§ **RAW DATA**
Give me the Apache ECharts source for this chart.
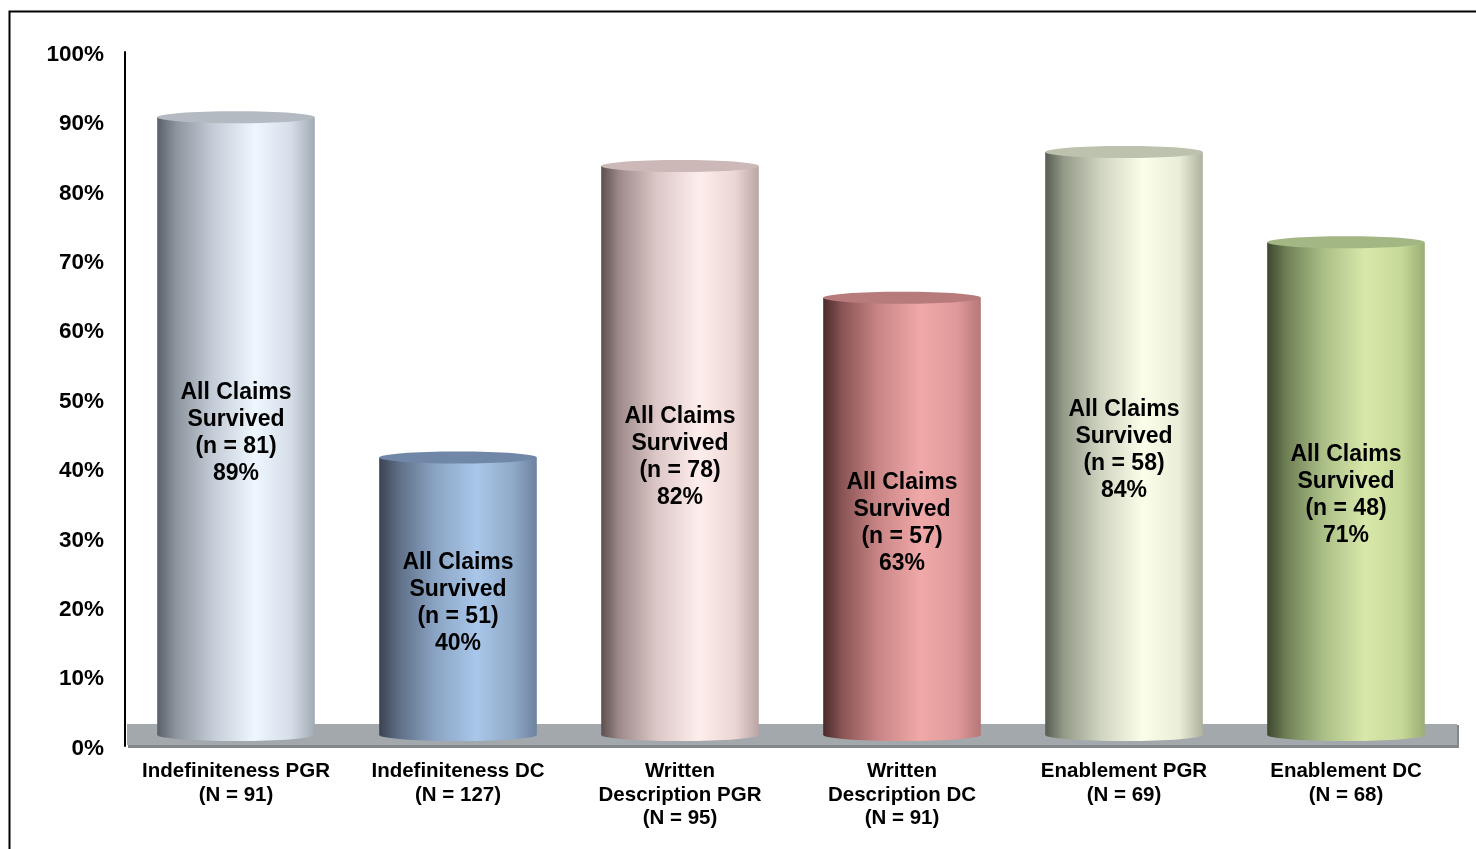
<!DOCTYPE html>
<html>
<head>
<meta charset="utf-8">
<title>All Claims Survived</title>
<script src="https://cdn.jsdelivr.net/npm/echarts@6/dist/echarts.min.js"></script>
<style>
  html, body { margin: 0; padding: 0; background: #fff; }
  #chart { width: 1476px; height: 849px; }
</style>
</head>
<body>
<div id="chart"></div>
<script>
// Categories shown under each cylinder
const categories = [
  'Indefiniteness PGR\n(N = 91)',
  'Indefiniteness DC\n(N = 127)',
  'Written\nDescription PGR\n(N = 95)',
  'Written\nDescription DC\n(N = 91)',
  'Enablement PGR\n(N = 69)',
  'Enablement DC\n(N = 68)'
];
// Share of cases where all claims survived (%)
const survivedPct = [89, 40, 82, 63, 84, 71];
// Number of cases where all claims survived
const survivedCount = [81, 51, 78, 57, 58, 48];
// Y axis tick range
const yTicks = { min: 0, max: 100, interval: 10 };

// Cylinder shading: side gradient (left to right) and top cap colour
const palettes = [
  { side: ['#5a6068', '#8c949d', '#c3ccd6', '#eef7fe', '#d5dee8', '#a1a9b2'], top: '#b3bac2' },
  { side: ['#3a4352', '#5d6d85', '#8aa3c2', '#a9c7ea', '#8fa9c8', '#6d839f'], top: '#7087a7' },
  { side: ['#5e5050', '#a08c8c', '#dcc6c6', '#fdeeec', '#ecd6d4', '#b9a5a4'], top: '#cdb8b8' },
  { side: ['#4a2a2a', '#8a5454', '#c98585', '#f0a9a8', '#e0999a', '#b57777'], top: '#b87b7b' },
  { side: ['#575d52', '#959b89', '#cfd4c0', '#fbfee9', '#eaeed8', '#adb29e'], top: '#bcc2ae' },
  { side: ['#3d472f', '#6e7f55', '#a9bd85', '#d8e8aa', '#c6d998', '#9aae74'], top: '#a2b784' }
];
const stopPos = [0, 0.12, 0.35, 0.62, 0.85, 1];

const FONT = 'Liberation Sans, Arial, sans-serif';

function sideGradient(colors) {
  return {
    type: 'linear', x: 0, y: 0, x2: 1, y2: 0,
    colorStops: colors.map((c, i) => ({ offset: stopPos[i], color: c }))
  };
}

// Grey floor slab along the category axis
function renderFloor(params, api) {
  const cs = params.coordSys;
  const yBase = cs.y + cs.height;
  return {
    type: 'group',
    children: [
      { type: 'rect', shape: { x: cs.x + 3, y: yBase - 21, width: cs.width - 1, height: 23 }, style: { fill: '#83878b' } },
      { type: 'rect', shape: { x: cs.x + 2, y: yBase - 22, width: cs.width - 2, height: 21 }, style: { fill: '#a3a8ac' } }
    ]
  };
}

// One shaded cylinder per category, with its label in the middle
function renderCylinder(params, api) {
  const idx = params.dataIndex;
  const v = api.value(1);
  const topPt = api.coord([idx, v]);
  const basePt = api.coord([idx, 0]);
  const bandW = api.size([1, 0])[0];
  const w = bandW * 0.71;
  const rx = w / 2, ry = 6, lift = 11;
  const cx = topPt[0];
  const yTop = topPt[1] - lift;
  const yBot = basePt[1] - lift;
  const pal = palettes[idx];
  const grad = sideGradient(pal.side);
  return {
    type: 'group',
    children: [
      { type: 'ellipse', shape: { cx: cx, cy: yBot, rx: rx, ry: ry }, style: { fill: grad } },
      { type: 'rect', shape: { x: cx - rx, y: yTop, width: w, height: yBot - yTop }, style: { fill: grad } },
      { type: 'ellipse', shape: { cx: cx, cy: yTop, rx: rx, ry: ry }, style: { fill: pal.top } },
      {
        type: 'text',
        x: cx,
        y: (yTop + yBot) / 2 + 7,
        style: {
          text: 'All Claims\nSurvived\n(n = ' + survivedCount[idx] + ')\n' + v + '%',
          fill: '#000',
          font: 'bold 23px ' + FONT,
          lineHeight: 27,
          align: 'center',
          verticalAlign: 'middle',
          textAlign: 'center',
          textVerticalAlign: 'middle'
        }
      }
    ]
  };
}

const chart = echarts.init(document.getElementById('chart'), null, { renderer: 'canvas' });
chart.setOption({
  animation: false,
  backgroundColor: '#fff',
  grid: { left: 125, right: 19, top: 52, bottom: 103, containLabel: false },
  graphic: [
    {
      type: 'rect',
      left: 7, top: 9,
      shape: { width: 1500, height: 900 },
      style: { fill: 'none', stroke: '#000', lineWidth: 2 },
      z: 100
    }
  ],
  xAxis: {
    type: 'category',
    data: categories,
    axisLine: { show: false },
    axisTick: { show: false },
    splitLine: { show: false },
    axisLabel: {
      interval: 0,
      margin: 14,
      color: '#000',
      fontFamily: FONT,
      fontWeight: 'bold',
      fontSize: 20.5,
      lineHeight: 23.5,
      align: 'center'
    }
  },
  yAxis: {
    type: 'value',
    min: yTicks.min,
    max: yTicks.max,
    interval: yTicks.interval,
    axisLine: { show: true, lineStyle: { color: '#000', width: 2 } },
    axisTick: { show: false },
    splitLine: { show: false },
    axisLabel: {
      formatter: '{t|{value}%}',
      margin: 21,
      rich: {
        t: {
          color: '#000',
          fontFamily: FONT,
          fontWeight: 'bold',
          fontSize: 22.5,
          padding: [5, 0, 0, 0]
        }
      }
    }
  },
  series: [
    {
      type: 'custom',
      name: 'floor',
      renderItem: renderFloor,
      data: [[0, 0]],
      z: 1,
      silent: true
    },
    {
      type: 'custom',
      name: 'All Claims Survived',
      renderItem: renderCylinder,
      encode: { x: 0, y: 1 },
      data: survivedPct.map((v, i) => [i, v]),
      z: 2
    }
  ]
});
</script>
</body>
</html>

§ **DIRECTIONS FOR THIS TASK**
The material above holds pictures; copy everything else in it exactly.

§ **SOLUTION**
Give me the Apache ECharts source for this chart.
<!DOCTYPE html>
<html>
<head>
<meta charset="utf-8">
<title>All Claims Survived</title>
<script src="https://cdn.jsdelivr.net/npm/echarts@6/dist/echarts.min.js"></script>
<style>
  html, body { margin: 0; padding: 0; background: #fff; }
  #chart { width: 1476px; height: 849px; }
</style>
</head>
<body>
<div id="chart"></div>
<script>
// Categories shown under each cylinder
const categories = [
  'Indefiniteness PGR\n(N = 91)',
  'Indefiniteness DC\n(N = 127)',
  'Written\nDescription PGR\n(N = 95)',
  'Written\nDescription DC\n(N = 91)',
  'Enablement PGR\n(N = 69)',
  'Enablement DC\n(N = 68)'
];
// Share of cases where all claims survived (%)
const survivedPct = [89, 40, 82, 63, 84, 71];
// Number of cases where all claims survived
const survivedCount = [81, 51, 78, 57, 58, 48];
// Y axis tick range
const yTicks = { min: 0, max: 100, interval: 10 };

// Cylinder shading: side gradient (left to right) and top cap colour
const palettes = [
  { side: ['#5a6068', '#8c949d', '#c3ccd6', '#eef7fe', '#d5dee8', '#a1a9b2'], top: '#b3bac2' },
  { side: ['#3a4352', '#5d6d85', '#8aa3c2', '#a9c7ea', '#8fa9c8', '#6d839f'], top: '#7087a7' },
  { side: ['#5e5050', '#a08c8c', '#dcc6c6', '#fdeeec', '#ecd6d4', '#b9a5a4'], top: '#cdb8b8' },
  { side: ['#4a2a2a', '#8a5454', '#c98585', '#f0a9a8', '#e0999a', '#b57777'], top: '#b87b7b' },
  { side: ['#575d52', '#959b89', '#cfd4c0', '#fbfee9', '#eaeed8', '#adb29e'], top: '#bcc2ae' },
  { side: ['#3d472f', '#6e7f55', '#a9bd85', '#d8e8aa', '#c6d998', '#9aae74'], top: '#a2b784' }
];
const stopPos = [0, 0.12, 0.35, 0.62, 0.85, 1];

const FONT = 'Liberation Sans, Arial, sans-serif';

function sideGradient(colors) {
  return {
    type: 'linear', x: 0, y: 0, x2: 1, y2: 0,
    colorStops: colors.map((c, i) => ({ offset: stopPos[i], color: c }))
  };
}

// Grey floor slab along the category axis
function renderFloor(params, api) {
  const cs = params.coordSys;
  const yBase = cs.y + cs.height;
  return {
    type: 'group',
    children: [
      { type: 'rect', shape: { x: cs.x + 3, y: yBase - 21, width: cs.width - 1, height: 23 }, style: { fill: '#83878b' } },
      { type: 'rect', shape: { x: cs.x + 2, y: yBase - 22, width: cs.width - 2, height: 21 }, style: { fill: '#a3a8ac' } }
    ]
  };
}

// One shaded cylinder per category, with its label in the middle
function renderCylinder(params, api) {
  const idx = params.dataIndex;
  const v = api.value(1);
  const topPt = api.coord([idx, v]);
  const basePt = api.coord([idx, 0]);
  const bandW = api.size([1, 0])[0];
  const w = bandW * 0.71;
  const rx = w / 2, ry = 6, lift = 11;
  const cx = topPt[0];
  const yTop = topPt[1] - lift;
  const yBot = basePt[1] - lift;
  const pal = palettes[idx];
  const grad = sideGradient(pal.side);
  return {
    type: 'group',
    children: [
      { type: 'ellipse', shape: { cx: cx, cy: yBot, rx: rx, ry: ry }, style: { fill: grad } },
      { type: 'rect', shape: { x: cx - rx, y: yTop, width: w, height: yBot - yTop }, style: { fill: grad } },
      { type: 'ellipse', shape: { cx: cx, cy: yTop, rx: rx, ry: ry }, style: { fill: pal.top } },
      {
        type: 'text',
        x: cx,
        y: (yTop + yBot) / 2 + 7,
        style: {
          text: 'All Claims\nSurvived\n(n = ' + survivedCount[idx] + ')\n' + v + '%',
          fill: '#000',
          font: 'bold 23px ' + FONT,
          lineHeight: 27,
          align: 'center',
          verticalAlign: 'middle',
          textAlign: 'center',
          textVerticalAlign: 'middle'
        }
      }
    ]
  };
}

const chart = echarts.init(document.getElementById('chart'), null, { renderer: 'canvas' });
chart.setOption({
  animation: false,
  backgroundColor: '#fff',
  grid: { left: 125, right: 19, top: 52, bottom: 103, containLabel: false },
  graphic: [
    {
      type: 'rect',
      left: 7, top: 9,
      shape: { width: 1500, height: 900 },
      style: { fill: 'none', stroke: '#000', lineWidth: 2 },
      z: 100
    }
  ],
  xAxis: {
    type: 'category',
    data: categories,
    axisLine: { show: false },
    axisTick: { show: false },
    splitLine: { show: false },
    axisLabel: {
      interval: 0,
      margin: 14,
      color: '#000',
      fontFamily: FONT,
      fontWeight: 'bold',
      fontSize: 20.5,
      lineHeight: 23.5,
      align: 'center'
    }
  },
  yAxis: {
    type: 'value',
    min: yTicks.min,
    max: yTicks.max,
    interval: yTicks.interval,
    axisLine: { show: true, lineStyle: { color: '#000', width: 2 } },
    axisTick: { show: false },
    splitLine: { show: false },
    axisLabel: {
      formatter: '{t|{value}%}',
      margin: 21,
      rich: {
        t: {
          color: '#000',
          fontFamily: FONT,
          fontWeight: 'bold',
          fontSize: 22.5,
          padding: [5, 0, 0, 0]
        }
      }
    }
  },
  series: [
    {
      type: 'custom',
      name: 'floor',
      renderItem: renderFloor,
      data: [[0, 0]],
      z: 1,
      silent: true
    },
    {
      type: 'custom',
      name: 'All Claims Survived',
      renderItem: renderCylinder,
      encode: { x: 0, y: 1 },
      data: survivedPct.map((v, i) => [i, v]),
      z: 2
    }
  ]
});
</script>
</body>
</html>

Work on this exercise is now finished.